Se llamaba Juan Manuel Ameijeiras; le decían Mel. Tenía los ojos verdes, 
el pelo crespo y le gustaban los peces de colores. En algunos retratos 
familiares se le ve como un niño serio, algo triste, con una mirada 
penetrante, como alguien de mucha más edad.
Cuando mi padre vio una foto, en la que Mel estaba tirado bocabajo en un 
charco de su propia sangre, después del asalto al cuartel Moncada, y a 
pesar de tener el rostro destrozado por las balas, le ha encontrado una 
similitud conmigo. Después comprobé que ese parecido físico era solo 
aparente, aunque quizás hubo algo en la mirada que me recordó un poco a la 
mía, como si me viera a través de un sueño.

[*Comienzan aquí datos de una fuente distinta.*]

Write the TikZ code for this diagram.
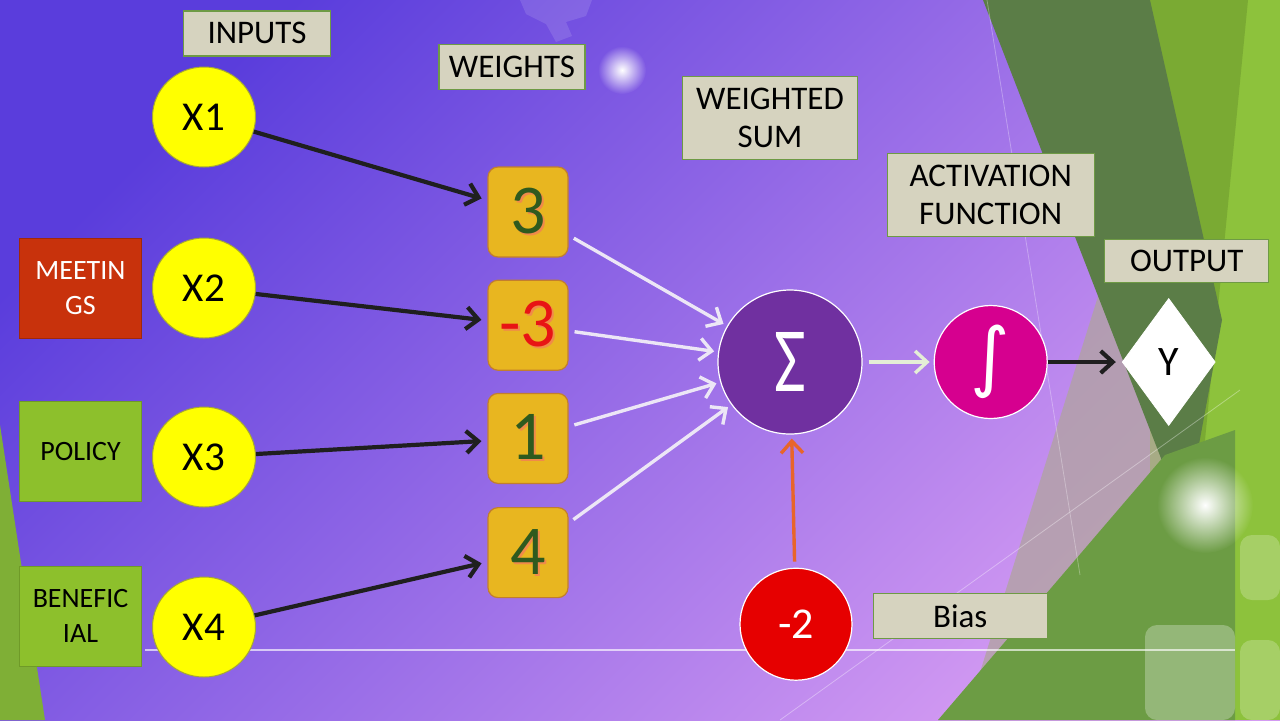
\documentclass[tikz,border=0pt]{standalone}
\usepackage{fontspec}
\setmainfont{Carlito}
\newfontfamily\symfont{DejaVu Sans}
\usepackage{tikz}
\usetikzlibrary{shapes.geometric, arrows.meta, positioning, fadings}
\definecolor{bgtl}{HTML}{5A3DDC}
\definecolor{bgmid}{HTML}{7A5DE0}
\definecolor{bgbr}{HTML}{D39AF2}
\definecolor{labelbg}{HTML}{D6D3BF}
\definecolor{labelline}{HTML}{6E9A45}
\definecolor{inyellow}{HTML}{FFFF00}
\definecolor{inborder}{HTML}{A6A832}
\definecolor{meetred}{HTML}{C8320C}
\definecolor{leafgreen}{HTML}{8DC02C}
\definecolor{leafline}{HTML}{6F9A28}
\definecolor{weightgold}{HTML}{E8B620}
\definecolor{weightline}{HTML}{C27E2E}
\definecolor{numgreen}{HTML}{2F5A1E}
\definecolor{numred}{HTML}{E81414}
\definecolor{numshadow}{HTML}{F08A4A}
\definecolor{sumpurple}{HTML}{7030A0}
\definecolor{actpink}{HTML}{D6008F}
\definecolor{biasred}{HTML}{E60000}
\definecolor{biasarrow}{HTML}{E8652A}
\definecolor{darkleaf}{HTML}{5B7D47}
\definecolor{oliveleaf}{HTML}{7AAA33}
\definecolor{midleaf}{HTML}{6C9C44}
\definecolor{brightleaf}{HTML}{8DC23C}
\definecolor{haze}{HTML}{B0A49E}
\definecolor{paleline}{HTML}{ECE6F6}
\definecolor{paleleaf}{HTML}{E4EED6}
\tikzfading[name=softglow, inner color=transparent!0, outer color=transparent!100]
\newcommand{\wnum}[2]{\makebox[0pt][l]{\kern1pt\raisebox{-1pt}{\textcolor{numshadow}{#2}}}\textcolor{#1}{#2}}
\tikzset{
  tag/.style={rectangle, draw=labelline, fill=labelbg, line width=0.6pt,
              align=center, inner sep=0pt, font=\fontsize{16.5}{19}\selectfont},
  inputnode/.style={ellipse, draw=inborder, fill=inyellow, line width=0.5pt,
              minimum width=51.5pt, minimum height=50pt, inner sep=0pt,
              font=\fontsize{20.5}{24}\selectfont},
  factor/.style={rectangle, line width=0.5pt, minimum width=61pt,
              minimum height=50pt, align=center, inner sep=0pt,
              font=\fontsize{14}{17.5}\selectfont},
  weightbox/.style={rectangle, rounded corners=5pt, draw=weightline,
              fill=weightgold, line width=0.6pt, minimum width=40pt,
              minimum height=45pt, inner sep=0pt, font=\fontsize{35}{36}\selectfont},
  unit/.style={circle, draw=white, line width=0.6pt, inner sep=0pt, text=white},
  arrow/.style={-{Straight Barb[length=6pt,width=11pt]}, line width=2.1pt,
              color=black!88, shorten >=3pt},
  lightarrow/.style={-{Straight Barb[length=6pt,width=11pt]}, line width=1.7pt,
              color=paleline, shorten <=3pt, shorten >=2pt}
}

\begin{document}
\begin{tikzpicture}[x=0.5pt, y=-0.5pt]

  %% ── Background ──────────────────────────────────────────────────────────
  \useasboundingbox (0,0) rectangle (1280,720);
  \shade[top color=bgtl, middle color=bgmid, bottom color=bgbr, shading angle=45]
        (0,0) rectangle (1280,720);
  \fill[white, opacity=0.12] (520,0) -- (592,0) -- (586,16) -- (566,22)
        -- (572,36) -- (556,42) -- (546,24) -- (526,14) -- cycle;
  \fill[brightleaf] (1150,0) -- (1280,0) -- (1280,720) -- (1150,720) -- cycle;
  \fill[oliveleaf] (1150,0) -- (1248,0) -- (1205,440) -- (1175,520) -- cycle;
  \fill[haze, opacity=0.75] (1100,290) -- (1200,480) -- (1010,720) -- (965,720) -- cycle;
  \fill[darkleaf] (983,0) -- (1150,0) -- (1222,320) -- (1185,520) -- cycle;
  \fill[midleaf] (938,720) -- (1165,455) -- (1235,430) -- (1235,720) -- cycle;
  \fill[white, opacity=0.28, rounded corners=6pt] (1145,625) rectangle (1235,720);
  \fill[white, opacity=0.22, rounded corners=6pt] (1240,535) rectangle (1280,600);
  \fill[white, opacity=0.22, rounded corners=6pt] (1240,640) rectangle (1280,720);
  \fill[brightleaf!90!black] (0,425) -- (45,720) -- (0,720) -- cycle;
  \draw[white, opacity=0.3, line width=0.4pt] (987,0) -- (1080,575);
  \draw[white, opacity=0.35, line width=0.4pt] (780,720) -- (1240,390);
  \draw[white, opacity=0.65, line width=0.8pt] (145,650) -- (1235,650);
  \fill[white, path fading=softglow] (622,70) circle (24);
  \fill[white, path fading=softglow] (1205,505) circle (48);

  %% ── Inputs ──────────────────────────────────────────────────────────────
  \node[inputnode] (x1) at (204,117) {X1};
  \node[inputnode, below=35pt of x1] (x2) {X2};
  \node[inputnode, below=34pt of x2] (x3) {X3};
  \node[inputnode, below=34.5pt of x3] (x4) {X4};

  \node[factor, fill=meetred, draw=meetred!80!black, text=white,
        left=5pt of x2] (meetings) {MEETIN\\GS};
  \node[factor, fill=leafgreen, draw=leafline, left=5pt of x3,
        yshift=3pt] (policy) {POLICY};
  \node[factor, fill=leafgreen, draw=leafline, left=5pt of x4,
        yshift=5.5pt] (beneficial) {BENEFIC\\IAL};

  %% ── Weights ─────────────────────────────────────────────────────────────
  \node[weightbox] (w1) at (528,212) {\wnum{numgreen}{3}};
  \node[weightbox, below=11pt of w1] (w2) {\wnum{numred}{-3}};
  \node[weightbox, below=11pt of w2] (w3) {\wnum{numgreen}{1}};
  \node[weightbox, below=11.5pt of w3] (w4) {\wnum{numgreen}{4}};

  %% ── Sum, activation, output ─────────────────────────────────────────────
  \node[unit, fill=sumpurple, minimum size=72pt,
        font=\fontsize{46}{46}\selectfont] (sum) at (790,362) {\scalebox{0.75}[1]{Σ}};
  \node[unit, fill=actpink, minimum size=56.5pt, right=35.5pt of sum,
        font=\symfont\fontsize{38}{38}\selectfont] (act) {∫};
  \node[diamond, fill=white, draw=white, minimum width=46.5pt,
        minimum height=63.5pt, inner sep=0pt, right=37pt of act,
        font=\fontsize{21}{21}\selectfont] (out) {Y};
  \node[unit, fill=biasred, minimum size=56pt, below=66.5pt of sum, xshift=3pt,
        font=\fontsize{22}{22}\selectfont] (bias) {-2};

  %% ── Tags ────────────────────────────────────────────────────────────────
  \node[tag, minimum width=73.5pt, minimum height=22.5pt, above=5pt of x1,
        xshift=26.5pt] (tinputs) {INPUTS};
  \node[tag, minimum width=73pt, minimum height=22.5pt, above=38pt of w1,
        xshift=-8pt] (tweights) {WEIGHTS};
  \node[tag, minimum width=87.5pt, minimum height=41.5pt, above=64.5pt of sum,
        xshift=-10pt] (tsum) {WEIGHTED\\SUM};
  \node[tag, minimum width=103.5pt, minimum height=41.5pt,
        above=34pt of act] (tact) {ACTIVATION\\FUNCTION};
  \node[tag, minimum width=82pt, minimum height=21.5pt, above=7.5pt of out,
        xshift=9pt] (toutput) {OUTPUT};
  \node[tag, minimum width=87pt, minimum height=22.5pt, right=10pt of bias,
        yshift=4pt] (tbias) {Bias};

  %% ── Arrows ──────────────────────────────────────────────────────────────
  \draw[arrow] (x1) -- (w1);
  \draw[arrow] (x2) -- (w2);
  \draw[arrow] (x3) -- (w3);
  \draw[arrow] (x4) -- (w4);

  \draw[lightarrow] (w1) -- (sum);
  \draw[lightarrow] (w2) -- (sum);
  \draw[lightarrow] (w3) -- (sum);
  \draw[lightarrow] (w4) -- (sum);

  \draw[lightarrow, color=paleleaf] (sum) -- (act);
  \draw[arrow] (act) -- (out);
  \draw[lightarrow, color=biasarrow] (bias) -- (sum);

\end{tikzpicture}
\end{document}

En el momento en que Efigenio abrió la revista Bohemia correspondiente al 
primer número de agosto de 1953, casi choca el taxi que manejaba. En ese 
momento supo dónde estaba su hermano, ausente del hogar desde hacía varios 
días. Era la primera vez que se ausentaba de la casa de esa forma.
Cuando apenas comenzaba a descubrir el mundo, su padre partió un día hacia 
la guerra civil española para no volver nunca más. Quedó solo, con su 
madre y sus ocho hermanos. Quebró la tienda que tenían; luego se hipotecó 
y comenzó para la estirpe de los Ameijeiras un largo peregrinar de 
vicisitudes económicas que los llevaría de Chaparra, en Las Tunas, hasta 
La Habana. No es de extrañar que Mel creciera sin zapatos y pasara la 
mayor parte de su infancia con los pantalones rotos.
El 23 de octubre de 1953 hubiera cumplido 21 años. Una foto, con toda la 
morbosidad que trae consigo retratar a un muerto, da fe de por qué no 
siguió sumando años a su joven vida.
En ella tiene al lado un fusil. Tal vez sus verdugos lo colocaron allí, en 
un primer plano, como en una falsa pose que justificara aquel hecho atroz. 
O quizás no. Tal vez el fusil estuvo en sus manos hasta el último momento 
y solo salió de ellas cuando se produjo la descarga cerrada que dejó su 
rostro irreconocible.
Dentro de unos días se cumplirán 60 años de su muerte, pero siempre que se 
mire esa foto parecerá que acaba de ocurrir.
A veces creo que el fusil que yace a su lado, como fulminado igualmente 
por las balas que cegaron su vida en plena flor, era también un catalejo 
con el cual trataba de atisbar algún retazo de futuro.